While we chatted the plump lady liked our conversation and joined. She constantly smiled when I spoke the rubbish which never cased from my mouth. If I were alone it would have taken a Boko Haram threat to let that woman go without an exchange of contacts. She was an African woman in many senses. Consult Encyclopaedia Africana for more details. Wahala dey oh.
But being a partial family man I let her go. I made sure my conversation were not directly thrown at her but shared between Dave and my girlfriend. If you are a man and you have not learned how to share conversation with your spouse in public then you are in for a battle. Madam enjoyed my kind gesture and paid me in smiles.
I knew she could read what was going on in my head but she did not tell me. We pretended all was well. Nigerian women need attention. They would strangle a man to get it. Take it away from them and you have invited war. One thing about this special war that would come is that it would be endless. There would be no white flag. She would carry it and remind you whenever you make her angry. But Nigerian women make us complete. So they should be granted all the time in the world. What are times, without those we care about? Do you want to die?
And when we finally got to one of the campuses called Abuja I knew I had come into hell. There were pretty, semi-pretty, skinny and plump ladies everywhere. A lot of them could pass for nude. I like such pictures. But it would take a Pope to keep the head straight. I walked but could not turn at any one of the shaky, semi-nude backsides.
Madam would frown and that would not go down well with the rest of the day so I pretended the demons were not there. I walked and hummed songs in my head. I hummed a reversed version of Victor Uwaifo’s “If you see Mammy Water, always, always run way, Nwilo Bura-Bari”. My great-grand father had taught me humming. He said it sounded abstract but humming does help concentration. Whether I believed the old man or not was insignificant because I hummed and walked. I almost bumped into a woman who had the largest cleavage in the world. I apologised and resumed the walk into the school; throwing signs of the cross everywhere while looking at Madam to be sure she was not upset.
I know a lot of women in the University of Port Harcourt. But on that day Madam was there and so pleasantry was curtailed. Madam could tell I was avoiding some people. But is not presumption better than catching a criminal red-handed? When the ladies drove by I would look into the bushes to find imaginary squirrels, and when she observed I smiled. Who wan die!
Universities are great places. There are minimal restrictions, except for those glorified secondary schools. The dresses I saw in the University of Port Harcourt are not different from what I see on television, I mean those movies you watch only when you are at home, alone, with the door bolted. The ladies were so young but their dresses were far more tales-carried. We walked and greeted the few people we could. I eventually had some snap shots with her and some other ladies, those who were not on the suspects’ list.

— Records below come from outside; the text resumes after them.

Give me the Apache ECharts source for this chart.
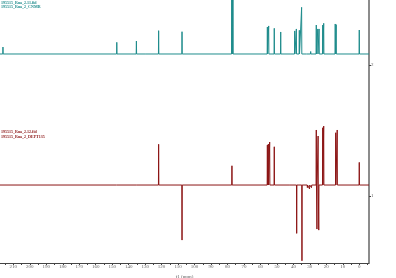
<!DOCTYPE html>
<html>
<head>
<meta charset="utf-8">
<script src="https://cdn.jsdelivr.net/npm/echarts@6/dist/echarts.min.js"></script>
<style>html,body{margin:0;padding:0;background:#fff}#c{width:396px;height:278px}</style>
</head>
<body>
<div id="c"></div>
<script>
// ---- data (chemical shift in ppm, intensity in axis units) ----
const cnmrShift = [216.3, 147.2, 135.3, 129.9, 121.8, 107.6, 77.4, 77.0, 76.7, 55.8, 55.0, 51.6, 47.7, 41.9, 39.2, 38.2, 36.4, 35.0, 31.9, 29.5, 28.2, 26.1, 25.2, 24.4, 22.2, 21.6, 14.6, 14.0, 0.0];
const cnmrInt   = [0.053, 0.089, 0.099, 0.011, 0.178, 0.170, 0.55, 0.60, 0.55, 0.206, 0.214, 0.196, 0.168, 0.008, 0.176, 0.191, 0.181, 0.356, 0.008, 0.019, 0.008, 0.221, 0.191, 0.191, 0.221, 0.234, 0.229, 0.224, 0.183];
const deptShift = [147.2, 135.3, 121.8, 107.6, 77.3, 55.8, 55.2, 54.4, 51.6, 42.0, 38.0, 34.8, 31.5, 30.2, 29.0, 28.0, 26.1, 25.7, 25.0, 24.6, 22.2, 21.6, 14.3, 13.4, 0.0];
const deptInt   = [0.008, 0.011, 0.311, -0.420, 0.147, 0.305, 0.313, 0.328, 0.292, -0.008, -0.369, -0.578, -0.02, -0.03, -0.02, -0.015, 0.420, -0.336, 0.374, -0.344, 0.437, 0.450, 0.399, 0.420, 0.173];
const cnmrOffset = 2.084;
const deptOffset = 1.084;
const xTickLabels = [0,10,20,30,40,50,60,70,80,90,100,110,120,130,140,150,160,170,180,190,200,210];
const xMinorTicks = [-5,0,5,10,15,20,25,30,35,40,45,50,55,60,65,70,75,80,85,90,95,100,105,110,115,120,125,130,135,140,145,150,155,160,165,170,175,180,185,190,195,200,205,210,215];
const yTickLabels = [1, 2];
const cnmrNames = ['195515_Rua_2.11.fid', '195515_Rua_2_CNMR'];
const deptNames = ['195515_Rua_2.12.fid', '195515_Rua_2_DEPT135'];

const X_MIN = -5.9, X_MAX = 218.1;
const HALF = 0.12;

function buildSpectrum(shifts, ints, offset) {
  const idx = shifts.map((s, i) => i).sort((a, b) => shifts[b] - shifts[a]);
  const pts = [[X_MAX, offset]];
  idx.forEach(i => {
    pts.push([shifts[i] + HALF, offset]);
    pts.push([shifts[i], offset + ints[i]]);
    pts.push([shifts[i] - HALF, offset]);
  });
  pts.push([X_MIN, offset]);
  return pts;
}

const teal = '#1f8c8c';
const red = '#8c1515';
const chart = echarts.init(document.getElementById('c'), null, {renderer: 'canvas'});
const tStyle = (c) => ({fontSize: 4, fontFamily: 'Liberation Serif', color: c, lineHeight: 4.6});
chart.setOption({
  animation: false,
  backgroundColor: '#fff',
  title: [
    {text: cnmrNames.join('\n'), left: 1, top: 0.5, textStyle: tStyle(teal), padding: 0},
    {text: deptNames.join('\n'), left: 1, top: 130, textStyle: tStyle(red), padding: 0}
  ],
  grid: {left: 0, right: 27, top: 0, bottom: 15, containLabel: false, outerBoundsMode: 'none'},
  xAxis: {
    type: 'value', inverse: true, min: X_MIN, max: X_MAX,
    name: 'f1 (ppm)', nameLocation: 'middle', nameGap: 9.5,
    nameTextStyle: {fontSize: 5, fontFamily: 'Liberation Serif', color: '#666'},
    axisLine: {show: true, onZero: false, lineStyle: {color: '#444', width: 1}},
    axisTick: {show: true, length: 2, customValues: xMinorTicks, lineStyle: {color: '#444', width: 1}},
    axisLabel: {show: true, customValues: xTickLabels, fontSize: 5, fontFamily: 'Liberation Serif', color: '#666', margin: 1.5},
    splitLine: {show: false}
  },
  yAxis: {
    type: 'value', position: 'right', min: 0.489, max: 2.496,
    axisLine: {show: true, onZero: false, lineStyle: {color: '#666', width: 1.5}},
    axisTick: {show: true, length: 2, customValues: yTickLabels, lineStyle: {color: '#444', width: 1}},
    axisLabel: {show: true, customValues: yTickLabels, fontSize: 5, fontFamily: 'Liberation Serif', color: '#666', margin: 2},
    splitLine: {show: false}
  },
  series: [
    {type: 'line', data: buildSpectrum(cnmrShift, cnmrInt, cnmrOffset), showSymbol: false, clip: true,
     lineStyle: {color: teal, width: 1}, itemStyle: {color: teal}},
    {type: 'line', data: buildSpectrum(deptShift, deptInt, deptOffset), showSymbol: false, clip: true,
     lineStyle: {color: red, width: 1}, itemStyle: {color: red}}
  ]
});
</script>
</body>
</html>
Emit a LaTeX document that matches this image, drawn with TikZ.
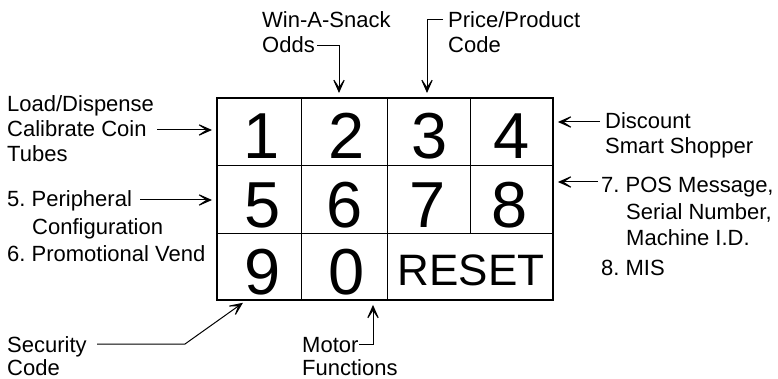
\documentclass[tikz,border=0pt]{standalone}
\usepackage{fontspec}
\setmainfont{Liberation Sans}
\usetikzlibrary{arrows.meta}
\frenchspacing

\tikzset{
  cell/.style={draw, line width=0.9pt, inner sep=0pt, anchor=north west},
  outer/.style={draw, line width=2pt},
  keylabel/.style={inner sep=0pt, anchor=base, font=\fontsize{65}{70}\selectfont},
  resetlabel/.style={inner sep=0pt, anchor=base, font=\fontsize{44}{50}\selectfont},
  txt/.style={inner sep=0pt, anchor=base west, font=\fontsize{22}{25}\selectfont},
  pointer/.style={line width=1pt, shorten >=5pt,
    -{Stealth[length=18pt, width=16pt, inset=12pt]}},
}

\begin{document}
\begin{tikzpicture}[x=1pt, y=-1pt]
\useasboundingbox (0,0) rectangle (778,379);

% keypad cells
\node[cell, minimum width=84pt, minimum height=67pt] (k1) at (217,98) {};
\node[cell, minimum width=86pt, minimum height=67pt] (k2) at (301,98) {};
\node[cell, minimum width=83pt, minimum height=67pt] (k3) at (387,98) {};
\node[cell, minimum width=82pt, minimum height=67pt] (k4) at (470,98) {};
\node[cell, minimum width=84pt, minimum height=68pt] (k5) at (217,165) {};
\node[cell, minimum width=86pt, minimum height=68pt] (k6) at (301,165) {};
\node[cell, minimum width=83pt, minimum height=68pt] (k7) at (387,165) {};
\node[cell, minimum width=82pt, minimum height=68pt] (k8) at (470,165) {};
\node[cell, minimum width=84pt, minimum height=66pt] (k9) at (217,233) {};
\node[cell, minimum width=86pt, minimum height=66pt] (k0) at (301,233) {};
\node[cell, minimum width=165pt, minimum height=66pt] (kr) at (387,233) {};
\draw[outer] (k1.north west) rectangle (kr.south east);

% key legends
\node[keylabel] (d1) at (262,159) {1};
\node[keylabel] (d2) at (347,159) {2};
\node[keylabel] (d3) at (430,159) {3};
\node[keylabel] (d4) at (512,159) {4};
\node[keylabel] (d5) at (263,227) {5};
\node[keylabel] (d6) at (345,227) {6};
\node[keylabel] (d7) at (428,227) {7};
\node[keylabel] (d8) at (510,227) {8};
\node[keylabel] (d9) at (263,294) {9};
\node[keylabel] (d0) at (347,294) {0};
\node[resetlabel] (dr) at (471,285) {RESET};

% left side texts
\node[txt] (t1a) at (7,112) {Load/Dispense};
\node[txt] (t1b) at (7,137) {Calibrate Coin};
\node[txt] (t1c) at (7,162) {Tubes};
\node[txt] (t5a) at (7,207) {5. Peripheral};
\node[txt] (t5b) at (32,234) {Configuration};
\node[txt] (t6)  at (7,261) {6. Promotional Vend};

% top texts
\node[txt] (t2a) at (262,28) {Win-A-Snack};
\node[txt] (t2b) at (262,53) {Odds};
\node[txt] (t3a) at (448,28) {Price/Product};
\node[txt] (t3b) at (448,53) {Code};

% right side texts
\node[txt] (t4a) at (605,129) {Discount};
\node[txt] (t4b) at (605,154) {Smart Shopper};
\node[txt] (t7a) at (601,193) {7. POS Message,};
\node[txt] (t7b) at (626,219) {Serial Number,};
\node[txt] (t7c) at (626,245) {Machine I.D.};
\node[txt] (t8)  at (601,275) {8. MIS};

% bottom texts
\node[txt] (t9a) at (7,352) {Security};
\node[txt] (t9b) at (7,375) {Code};
\node[txt] (t0a) at (302,352) {Motor};
\node[txt] (t0b) at (302,375) {Functions};

% connector start points and bends
\coordinate (s1) at (157,130);
\coordinate (s5) at (140,200);
\coordinate (s2) at (317,46);
\coordinate (b2) at (339,46);
\coordinate (s3) at (443,20);
\coordinate (b3) at (427,20);
\coordinate (s4) at (600,122);
\coordinate (s7) at (598,182);
\coordinate (s9) at (97,344);
\coordinate (b9) at (185,344);
\coordinate (s0) at (359,344);
\coordinate (b0) at (373,344);

% connectors
\draw[pointer] (s1) -- (s1 -| k1.west);
\draw[pointer] (s5) -- (s5 -| k5.west);
\draw[pointer] (s2) -- (b2) -- (b2 |- k2.north);
\draw[pointer] (s3) -- (b3) -- (b3 |- k3.north);
\draw[pointer] (s4) -- (s4 -| k4.east);
\draw[pointer] (s7) -- (s7 -| k8.east);
\draw[pointer] (s9) -- (b9) -- ([xshift=30pt]k9.south west);
\draw[pointer] (s0) -- (b0) -- (b0 |- k0.south);
\end{tikzpicture}
\end{document}
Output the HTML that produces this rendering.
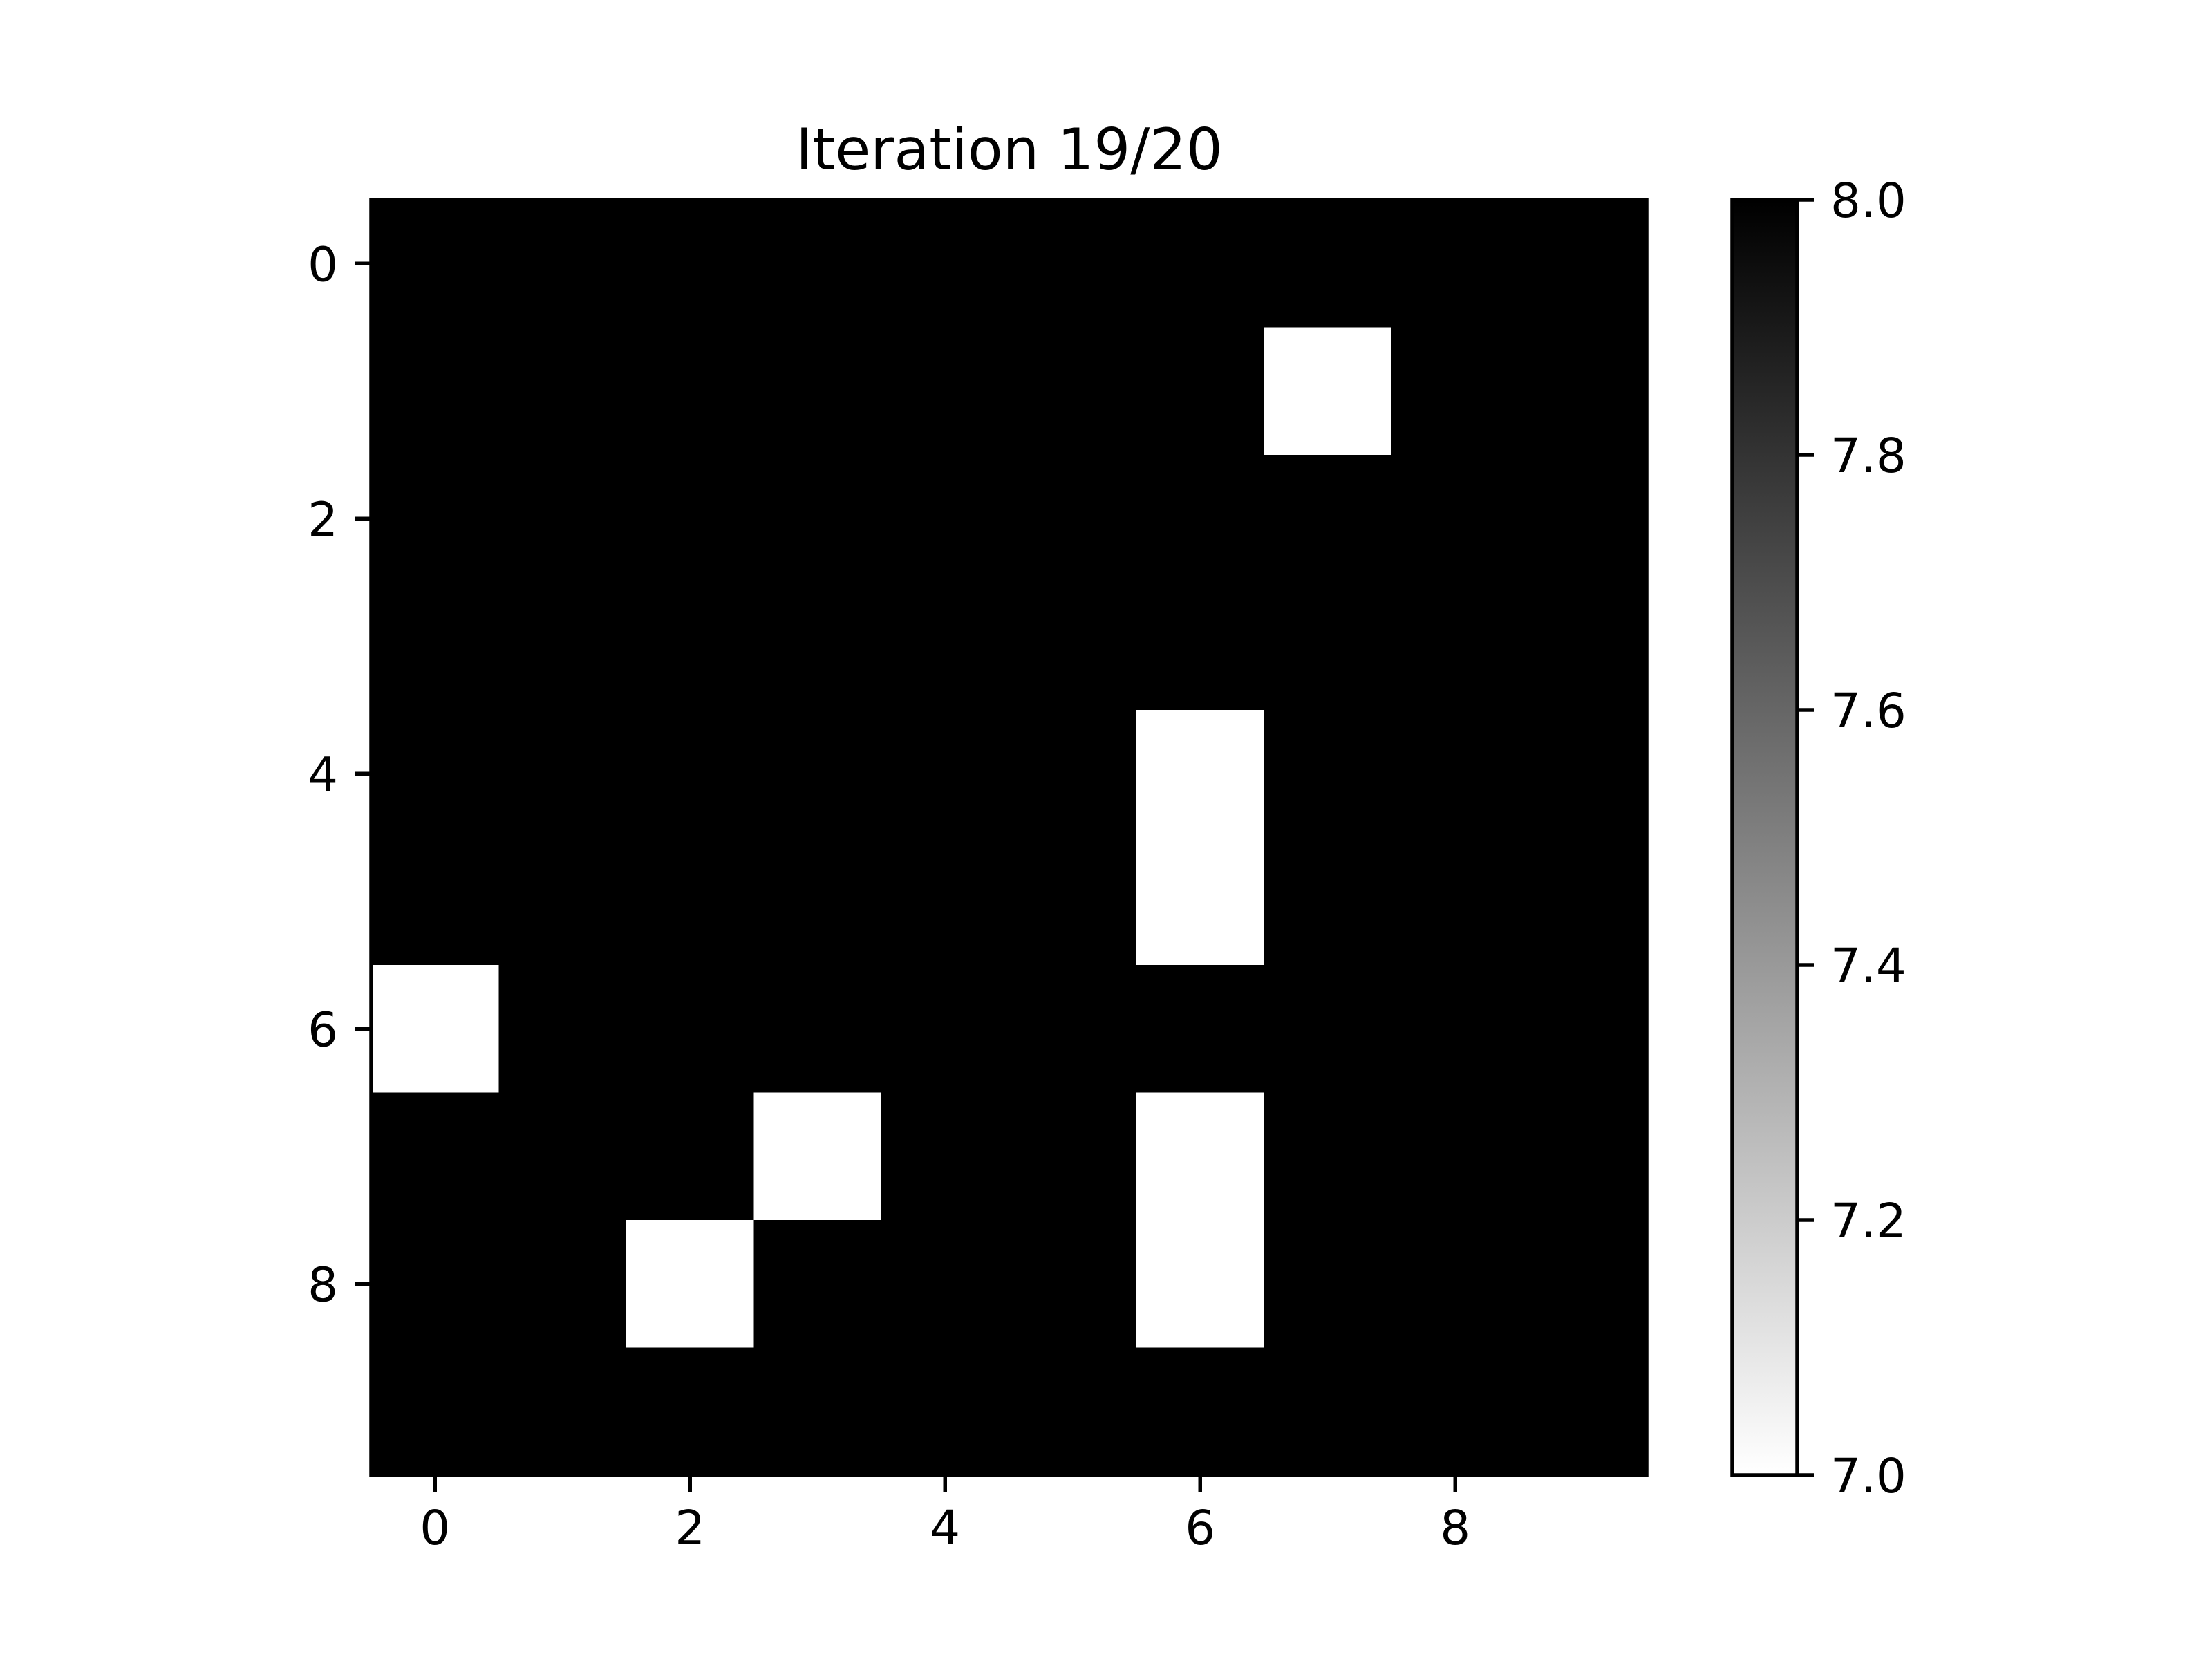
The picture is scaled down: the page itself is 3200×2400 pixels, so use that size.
<!DOCTYPE html>
<html><head><meta charset="utf-8"><style>
html,body{margin:0;padding:0;background:#fff}
svg{display:block}
text{font-family:"DejaVu Sans","Liberation Sans",sans-serif;fill:#000}
</style></head><body>
<svg id="chart" width="3200" height="2400" viewBox="0 0 3200 2400" xmlns="http://www.w3.org/2000/svg">
<defs><linearGradient id="cbgrad" x1="0" y1="1" x2="0" y2="0"><stop offset="0" stop-color="#fff"/><stop offset="1" stop-color="#000"/></linearGradient></defs>
<text x="1460" y="245" font-size="83" text-anchor="middle">Iteration 19/20</text>
<g id="cells"></g>
<g id="axes"></g>
<rect x="2506" y="289" width="94" height="1845" fill="url(#cbgrad)" stroke="#000" stroke-width="5.5"/>
<g id="cbticks"></g>
</svg>
<script>
const nRows = 10;
const nCols = 10;
const vmin = 7, vmax = 8;
// grid values (rows top to bottom)
const gridValues = [
[8,8,8,8,8,8,8,8,8,8],
[8,8,8,8,8,8,8,7,8,8],
[8,8,8,8,8,8,8,8,8,8],
[8,8,8,8,8,8,8,8,8,8],
[8,8,8,8,8,8,7,8,8,8],
[8,8,8,8,8,8,7,8,8,8],
[7,8,8,8,8,8,8,8,8,8],
[8,8,8,7,8,8,7,8,8,8],
[8,8,7,8,8,8,7,8,8,8],
[8,8,8,8,8,8,8,8,8,8]
];
const xTicks = [0,2,4,6,8];
const yTicks = [0,2,4,6,8];
const cbTicks = [7.0,7.2,7.4,7.6,7.8,8.0];

const NS = "http://www.w3.org/2000/svg";
const L = 537, T = 289, W = 1845, H = 1845;
const cw = W / nCols, ch = H / nRows;
const xs = c => L + (c + 0.5) * cw;
const ys = r => T + (r + 0.5) * ch;
const cbTop = 289, cbBot = 2134, cbX = 2600;
const cbY = v => cbBot - (v - vmin) / (vmax - vmin) * (cbBot - cbTop);
function mk(tag, attrs, parent){const e=document.createElementNS(NS,tag);for(const k in attrs)e.setAttribute(k,attrs[k]);parent.appendChild(e);return e;}
const cells = document.getElementById('cells');
gridValues.forEach((row, r) => row.forEach((v, c) => {
  const g = Math.round(255 * (1 - (v - vmin) / (vmax - vmin)));
  const el = mk('rect', {x: xs(c) - cw/2, y: ys(r) - ch/2, width: cw + 0.5, height: ch + 0.5, fill: `rgb(${g},${g},${g})`}, cells);
  
  
}));
const axes = document.getElementById('axes');
const frame = mk('rect', {x: L, y: T, width: W, height: H, fill: 'none', stroke: '#000', 'stroke-width': 5.5}, axes);


xTicks.forEach(t => {
  const x = xs(t);
  const ln = mk('line', {x1: x, x2: x, y1: T + H, y2: T + H + 24, stroke: '#000', 'stroke-width': 5.5}, axes);
  
  
  const tx = mk('text', {x: x, y: T + H + 100, 'font-size': 69, 'text-anchor': 'middle'}, axes);
  tx.textContent = t;
  
  
});
yTicks.forEach(t => {
  const y = ys(t);
  const ln = mk('line', {x1: L - 24, x2: L, y1: y, y2: y, stroke: '#000', 'stroke-width': 5.5}, axes);
  
  
  const tx = mk('text', {x: L - 48, y: y + 25, 'font-size': 69, 'text-anchor': 'end'}, axes);
  tx.textContent = t;
  
  
});
const cbt = document.getElementById('cbticks');
cbTicks.forEach(v => {
  const y = cbY(v);
  const ln = mk('line', {x1: cbX, x2: cbX + 24, y1: y, y2: y, stroke: '#000', 'stroke-width': 5.5}, cbt);
  
  
  const tx = mk('text', {x: cbX + 48, y: y + 25, 'font-size': 69}, cbt);
  tx.textContent = v.toFixed(1);
  
  
});
</script>
</body></html>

Ladies, do not befriend a writer if you do not want to die early. A lot makes him write. And sometimes they are not the conventional muse, of a change of a university name; a politician’s spending of the state’s allocation on his child’s naming ceremony. Or a trip to Dubai, to one of the strip-clubs when the official information states: “medical treatment”. Madam enjoyed herself but when I thought that I had scaled through the day without a hitch she asked me who the lady I had collected her phone number was. I lied, of course. And we went home peacefully. Who wan die!